По сведениям Ибн Хордадбеха, центром поставки амбры в царства Востока и Средиземноморья был йеменский порт Аден. Упоминает о сборе амбры на побережье Адена и аль-Мукаддаси, арабский историк X века. Собирали амбру, по его словам, от Адена до Мохи, кофейной столицы Йемена; несли затем к чиновнику-сборщику и получали взамен кусок ткани и динар. Заметки о сборщиках амбры у берегов Аравии (на острове Сокотра) содержатся и в путевых заметках Марко Поло.

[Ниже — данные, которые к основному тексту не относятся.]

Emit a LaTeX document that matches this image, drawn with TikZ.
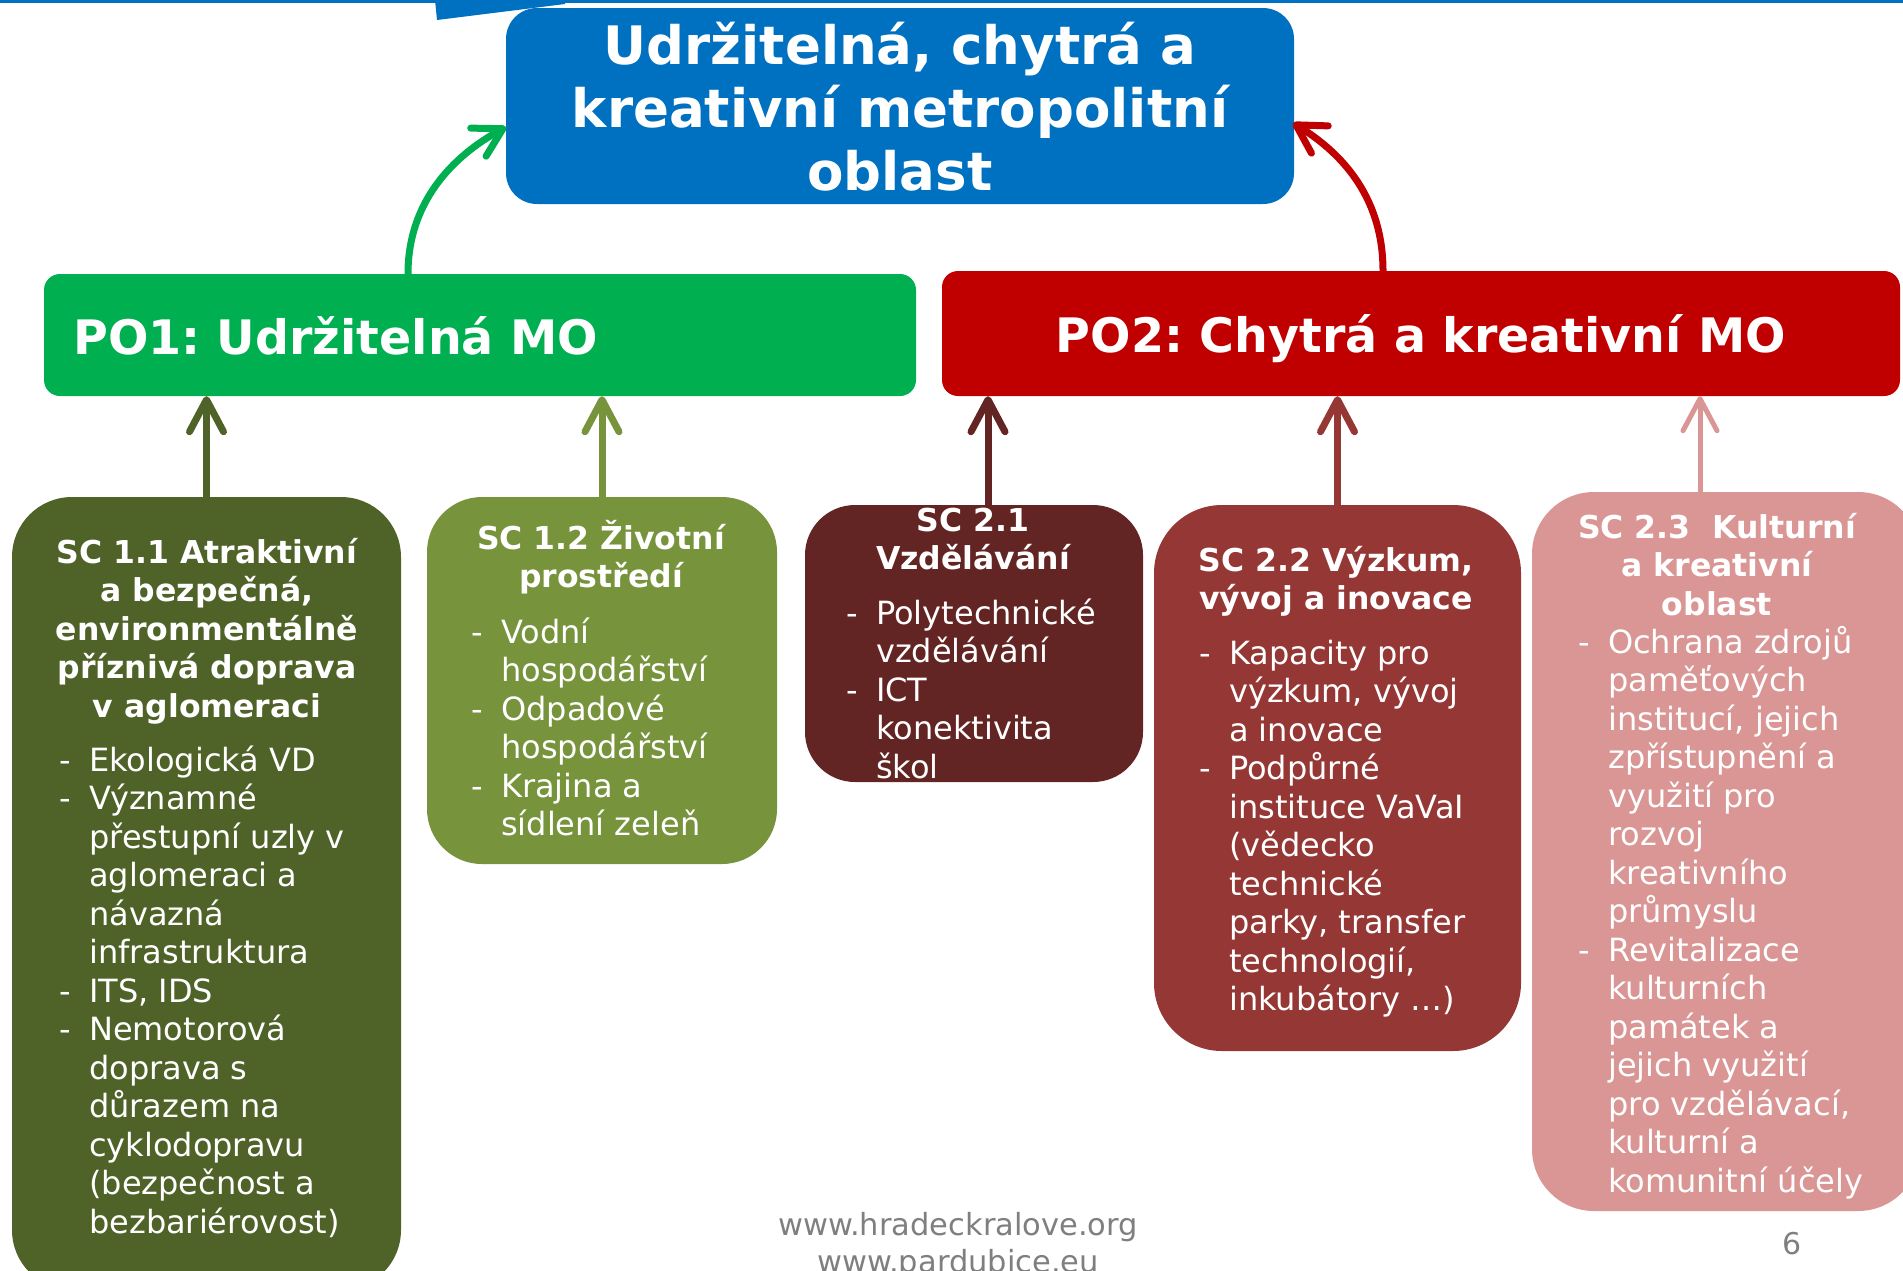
\documentclass[tikz,border=0pt]{standalone}
\usepackage{fontspec}
\setmainfont{DejaVu Sans}
\usetikzlibrary{arrows.meta}
\definecolor{tblue}{HTML}{0070C0}
\definecolor{pgreen}{HTML}{00B050}
\definecolor{pred}{HTML}{C00000}
\definecolor{cA}{HTML}{4F6228}
\definecolor{cB}{HTML}{77933C}
\definecolor{cC}{HTML}{632523}
\definecolor{cD}{HTML}{953735}
\definecolor{cE}{HTML}{D99694}
\definecolor{foot}{HTML}{7F7F7F}
\newcommand\dl{\makebox[30pt][l]{-}}
\newcommand\il{\hspace*{30pt}}
\frenchspacing
\begin{document}
\begin{tikzpicture}[x=1pt,y=-1pt,
  box/.style={inner sep=0pt, draw=none},
  sctitle/.style={inner sep=0pt, anchor=base, text=white, font=\bfseries\fontsize{31.5}{38.5}\selectfont},
  sclist/.style={inner sep=0pt, anchor=base west, text=white, font=\fontsize{32}{38.5}\selectfont},
  uparr/.style={line width=7pt, -{Straight Barb[length=32pt,width=34pt,round]}},
  curvearr/.style={line width=7pt, -{Straight Barb[length=28pt,width=32pt,round]}},
]
\useasboundingbox (0,0) rectangle (1903,1270);
\clip (0,0) rectangle (1903,1270);
% top decoration
\draw[tblue, line width=3pt] (0,1.5) -- (1903,1.5);
\fill[tblue] (435,0) -- (437,20) -- (565,4) -- (565,0) -- cycle;

% title
\node[box, fill=tblue, rounded corners=31pt, minimum width=788pt, minimum height=196pt] (title) at (900,106) {};
\node[anchor=base, inner sep=0pt, text=white, font=\bfseries\fontsize{53}{63}\selectfont] (titletext) at (900,64)
  {\begin{tabular}[t]{@{}c@{}}Udržitelná, chytrá a\\kreativní metropolitní\\oblast\end{tabular}};

% priority axes
\node[box, fill=pgreen, rounded corners=16pt, minimum width=872pt, minimum height=122pt] (po1) at (480,335) {};
\node[anchor=base west, inner sep=0pt, text=white, font=\bfseries\fontsize{47.5}{57}\selectfont] (po1text) at (73,354) {PO1: Udržitelná MO};
\node[box, fill=pred, rounded corners=16pt, minimum width=958pt, minimum height=125pt] (po2) at (1421,333.5) {};
\node[anchor=base, inner sep=0pt, text=white, font=\bfseries\fontsize{47.5}{57}\selectfont] (po2text) at (1421,352) {PO2: Chytrá a kreativní MO};

% specific objectives boxes
\node[box, fill=cA, rounded corners=60pt, minimum width=389pt, minimum height=793pt] (sc11) at (206.5,893.5) {};
\node[box, fill=cB, rounded corners=55pt, minimum width=350pt, minimum height=367pt] (sc12) at (602,680.5) {};
\node[box, fill=cC, rounded corners=50pt, minimum width=338pt, minimum height=277pt] (sc21) at (974,643.5) {};
\node[box, fill=cD, rounded corners=68pt, minimum width=367pt, minimum height=546pt] (sc22) at (1337.5,778) {};
\node[box, fill=cE, rounded corners=62pt, minimum width=388pt, minimum height=719pt] (sc23) at (1726,851.5) {};

% texts SC 1.1
\node[sctitle] (t11) at (207,563) {\begin{tabular}[t]{@{}c@{}}SC 1.1 Atraktivní\\a bezpečná,\\environmentálně\\příznivá doprava\\v aglomeraci\end{tabular}};
\node[sclist] (l11) at (59,771) {\begin{tabular}[t]{@{}l@{}}
\dl Ekologická VD\\
\dl Významné\\
\il přestupní uzly v\\
\il aglomeraci a\\
\il návazná\\
\il infrastruktura\\
\dl ITS, IDS\\
\dl Nemotorová\\
\il doprava s\\
\il důrazem na\\
\il cyklodopravu\\
\il (bezpečnost a\\
\il bezbariérovost)\end{tabular}};

% SC 1.2
\node[sctitle] (t12) at (601,549) {\begin{tabular}[t]{@{}c@{}}SC 1.2 Životní\\prostředí\end{tabular}};
\node[sclist] (l12) at (471,643) {\begin{tabular}[t]{@{}l@{}}
\dl Vodní\\
\il hospodářství\\
\dl Odpadové\\
\il hospodářství\\
\dl Krajina a\\
\il sídlení zeleň\end{tabular}};

% SC 2.1
\node[sctitle] (t21) at (973,531) {\begin{tabular}[t]{@{}c@{}}SC 2.1\\Vzdělávání\end{tabular}};
\node[sclist] (l21) at (846,624) {\begin{tabular}[t]{@{}l@{}}
\dl Polytechnické\\
\il vzdělávání\\
\dl ICT\\
\il konektivita\\
\il škol\end{tabular}};

% SC 2.2
\node[sctitle] (t22) at (1336,571) {\begin{tabular}[t]{@{}c@{}}SC 2.2 Výzkum,\\vývoj a inovace\end{tabular}};
\node[sclist] (l22) at (1199,664) {\begin{tabular}[t]{@{}l@{}}
\dl Kapacity pro\\
\il výzkum, vývoj\\
\il a inovace\\
\dl Podpůrné\\
\il instituce VaVaI\\
\il (vědecko\\
\il technické\\
\il parky, transfer\\
\il technologií,\\
\il inkubátory …)\end{tabular}};

% SC 2.3
\node[sctitle] (t23) at (1717,538) {\begin{tabular}[t]{@{}c@{}}SC 2.3\ \ Kulturní\\a kreativní\\oblast\end{tabular}};
\node[sclist] (l23) at (1578,653) {\begin{tabular}[t]{@{}l@{}}
\dl Ochrana zdrojů\\
\il paměťových\\
\il institucí, jejich\\
\il zpřístupnění a\\
\il využití pro\\
\il rozvoj\\
\il kreativního\\
\il průmyslu\\
\dl Revitalizace\\
\il kulturních\\
\il památek a\\
\il jejich využití\\
\il pro vzdělávací,\\
\il kulturní a\\
\il komunitní účely\end{tabular}};

% arrows
\coordinate (a21) at (988,0);
\coordinate (a23) at (1700,0);
\coordinate (g0) at (408,0);
\coordinate (gt) at (506,127);
\coordinate (r0) at (1383,0);
\coordinate (rt) at (1293,123);
\draw[uparr, cA] (sc11.north) -- (po1.south -| sc11.north);
\draw[uparr, cB] (sc12.north) -- (po1.south -| sc12.north);
\draw[uparr, cC] (sc21.north -| a21) -- (po2.south -| a21);
\draw[uparr, cD] (sc22.north) -- (po2.south -| sc22.north);
\draw[uparr, cE, line width=5pt] (sc23.north -| a23) -- (po2.south -| a23);
\draw[curvearr, pgreen] (po1.north -| g0) .. controls (408,200) and (455,155) .. (gt);
\draw[curvearr, pred] (po2.north -| r0) .. controls (1383,200) and (1345,155) .. (rt);

% footer
\node[anchor=base, inner sep=0pt, text=foot, font=\fontsize{30.5}{37}\selectfont] (web) at (958,1235)
  {\begin{tabular}[t]{@{}c@{}}www.hradeckralove.org\\www.pardubice.eu\end{tabular}};
\node[anchor=base, inner sep=0pt, text=foot, font=\fontsize{30}{36}\selectfont] (pg) at (1792,1254) {6};
\end{tikzpicture}
\end{document}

Варс, также как ладан, мирра и шафран, широко использовался во дворцах владык и правителей Древней Аравии и Месопотамии в качестве благовоний и «душистых составов» — для «наполнения ароматами», как тогда говорили, одежд и помещений.
Сабур — это сгущенный древесный сок алоэ. Арабы Южной Аравии до сих пор называют алоэ словом «сабур» («терпение») — за стойкость растения к жаре и засухе Применяли сабур в качестве ингредиента при изготовлении эликсира «долгой жизни». Торговцы из Южной Аравии регулярно поставляли сабур ко «дворам фараонов» и других «владык Востока». «Рощами алоэ», по выражению эллинов, знаменит был в Древнем мире остров Сокотра, что вблизи побережья Южной Аравии. Листьями алоэ, как гласят легенды, пользовалась Клеопатра — для «освежения кожи и придания шелковистости волосам». Греки, получавшие алоэ из Южной Аравии, платили за него высокую цену. Товар этот пользовался у них повышенным спросом. Именно поэтому Аристотель, великий философ и учитель Александра Македонского, и советовал полководцу, как об этом уже говорилось выше, «найти» остров Сокотру, «сокровищницу бесценного алоэ».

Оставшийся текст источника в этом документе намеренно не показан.